Records from a data collection:
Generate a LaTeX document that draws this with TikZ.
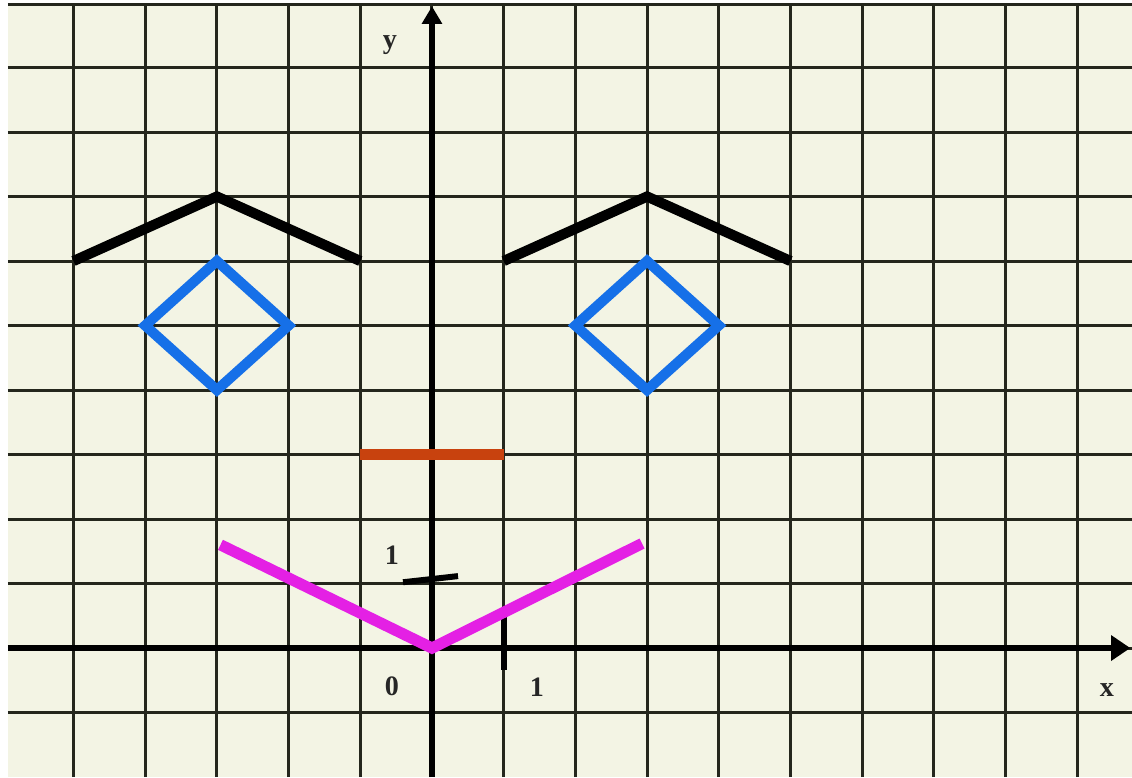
\documentclass[tikz,border=0pt]{standalone}
\usepackage{fontspec}
\setmainfont{Liberation Serif}
\usetikzlibrary{arrows.meta}
\definecolor{paper}{RGB}{243,244,228}
\definecolor{gridc}{RGB}{36,38,28}
\definecolor{eyeblue}{RGB}{22,112,232}
\definecolor{noseorange}{RGB}{200,66,14}
\definecolor{mouthpink}{RGB}{228,32,228}
\tikzset{
  gridline/.style={draw=gridc, line width=0.85pt},
  axisline/.style={draw=black, line width=1.7pt, -{Triangle[length=5.5pt,width=7pt]}},
  yaxisline/.style={draw=black, line width=1.7pt, -{Triangle[length=5pt,width=5.5pt]}},
  brow/.style={draw=black, line width=2.9pt, line join=miter},
  eye/.style={draw=eyeblue, line width=2.9pt, line join=miter},
  nose/.style={draw=noseorange, line width=3pt},
  mouth/.style={draw=mouthpink, line width=3.2pt, line join=miter},
  tick/.style={draw=black, line width=1.7pt},
  lbl/.style={font=\bfseries\fontsize{8}{9}\selectfont, text=black!85, inner sep=0pt}
}
\begin{document}
\begin{tikzpicture}[x=0.717cm, y=0.645cm]
  \useasboundingbox (-6.025,-2.0) rectangle (9.763,10.047);
  \fill[white] (-6.025,-2.0) rectangle (9.763,10.047);
  \fill[paper] (-5.914,-2.0) rectangle (9.763,9.97);
  % grid
  \foreach \i in {-5,...,9} { \draw[gridline] (\i,-2.0) -- (\i,9.97); }
  \foreach \j in {-1,...,9} { \draw[gridline] (-5.914,\j) -- (9.763,\j); }
  \draw[gridline] (-5.914,9.97) -- (9.763,9.97);
  % axes
  \coordinate (xs) at (-5.914,0);
  \coordinate (xe) at (9.74,0);
  \coordinate (ys) at (0,-2.0);
  \coordinate (ye) at (0,9.95);
  \draw[axisline] (xs) -- (xe);
  \draw[yaxisline] (ys) -- (ye);
  % ticks
  \coordinate (xt1) at (1.004,0.48);
  \coordinate (xt2) at (1.004,-0.34);
  \coordinate (yt1) at (-0.404,1.02);
  \coordinate (yt2) at (0.363,1.115);
  \draw[tick] (xt1) -- (xt2);
  \draw[tick] (yt1) -- (yt2);
  % labels
  \node[lbl] (ly) at (-0.586,9.35) {y};
  \node[lbl] (lx) at (9.414,-0.65) {x};
  \node[lbl] (l0) at (-0.558,-0.59) {0};
  \node[lbl] (l1x) at (1.464,-0.6) {1};
  \node[lbl] (l1y) at (-0.558,1.44) {1};
  % eyebrows
  \draw[brow] (-5,6) -- (-3,7) -- (-1,6);
  \draw[brow] (1,6) -- (3,7) -- (5,6);
  % eyes
  \draw[eye] (-3,6) -- (-2,5) -- (-3,4) -- (-4,5) -- cycle;
  \draw[eye] (3,6) -- (4,5) -- (3,4) -- (2,5) -- cycle;
  % nose
  \draw[nose] (-1,3) -- (1,3);
  % mouth
  \draw[mouth] (-2.95,1.6) -- (0,0) -- (2.93,1.62);
\end{tikzpicture}
\end{document}
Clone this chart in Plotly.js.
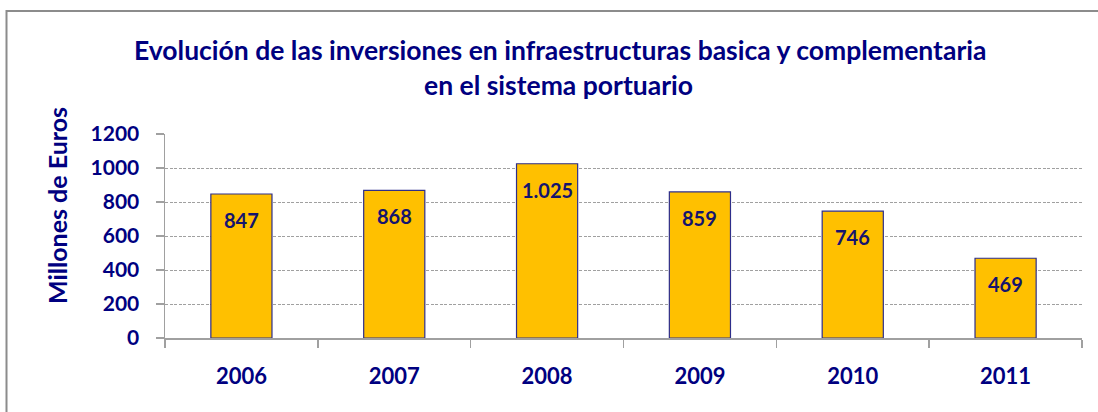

- _TASK BRIEF_
Print the complete listing exactly, apart from any pictures.

- _EXERCISE OUTPUT_
Generate a LaTeX document that draws this with TikZ.
\documentclass[tikz,border=0pt]{standalone}
\usepackage{fontspec}
\setmainfont{Liberation Serif}
\usetikzlibrary{arrows.meta}
\definecolor{paper}{RGB}{243,244,228}
\definecolor{gridc}{RGB}{36,38,28}
\definecolor{eyeblue}{RGB}{22,112,232}
\definecolor{noseorange}{RGB}{200,66,14}
\definecolor{mouthpink}{RGB}{228,32,228}
\tikzset{
  gridline/.style={draw=gridc, line width=0.85pt},
  axisline/.style={draw=black, line width=1.7pt, -{Triangle[length=5.5pt,width=7pt]}},
  yaxisline/.style={draw=black, line width=1.7pt, -{Triangle[length=5pt,width=5.5pt]}},
  brow/.style={draw=black, line width=2.9pt, line join=miter},
  eye/.style={draw=eyeblue, line width=2.9pt, line join=miter},
  nose/.style={draw=noseorange, line width=3pt},
  mouth/.style={draw=mouthpink, line width=3.2pt, line join=miter},
  tick/.style={draw=black, line width=1.7pt},
  lbl/.style={font=\bfseries\fontsize{8}{9}\selectfont, text=black!85, inner sep=0pt}
}
\begin{document}
\begin{tikzpicture}[x=0.717cm, y=0.645cm]
  \useasboundingbox (-6.025,-2.0) rectangle (9.763,10.047);
  \fill[white] (-6.025,-2.0) rectangle (9.763,10.047);
  \fill[paper] (-5.914,-2.0) rectangle (9.763,9.97);
  % grid
  \foreach \i in {-5,...,9} { \draw[gridline] (\i,-2.0) -- (\i,9.97); }
  \foreach \j in {-1,...,9} { \draw[gridline] (-5.914,\j) -- (9.763,\j); }
  \draw[gridline] (-5.914,9.97) -- (9.763,9.97);
  % axes
  \coordinate (xs) at (-5.914,0);
  \coordinate (xe) at (9.74,0);
  \coordinate (ys) at (0,-2.0);
  \coordinate (ye) at (0,9.95);
  \draw[axisline] (xs) -- (xe);
  \draw[yaxisline] (ys) -- (ye);
  % ticks
  \coordinate (xt1) at (1.004,0.48);
  \coordinate (xt2) at (1.004,-0.34);
  \coordinate (yt1) at (-0.404,1.02);
  \coordinate (yt2) at (0.363,1.115);
  \draw[tick] (xt1) -- (xt2);
  \draw[tick] (yt1) -- (yt2);
  % labels
  \node[lbl] (ly) at (-0.586,9.35) {y};
  \node[lbl] (lx) at (9.414,-0.65) {x};
  \node[lbl] (l0) at (-0.558,-0.59) {0};
  \node[lbl] (l1x) at (1.464,-0.6) {1};
  \node[lbl] (l1y) at (-0.558,1.44) {1};
  % eyebrows
  \draw[brow] (-5,6) -- (-3,7) -- (-1,6);
  \draw[brow] (1,6) -- (3,7) -- (5,6);
  % eyes
  \draw[eye] (-3,6) -- (-2,5) -- (-3,4) -- (-4,5) -- cycle;
  \draw[eye] (3,6) -- (4,5) -- (3,4) -- (2,5) -- cycle;
  % nose
  \draw[nose] (-1,3) -- (1,3);
  % mouth
  \draw[mouth] (-2.95,1.6) -- (0,0) -- (2.93,1.62);
\end{tikzpicture}
\end{document}
Clone this chart in Plotly.js.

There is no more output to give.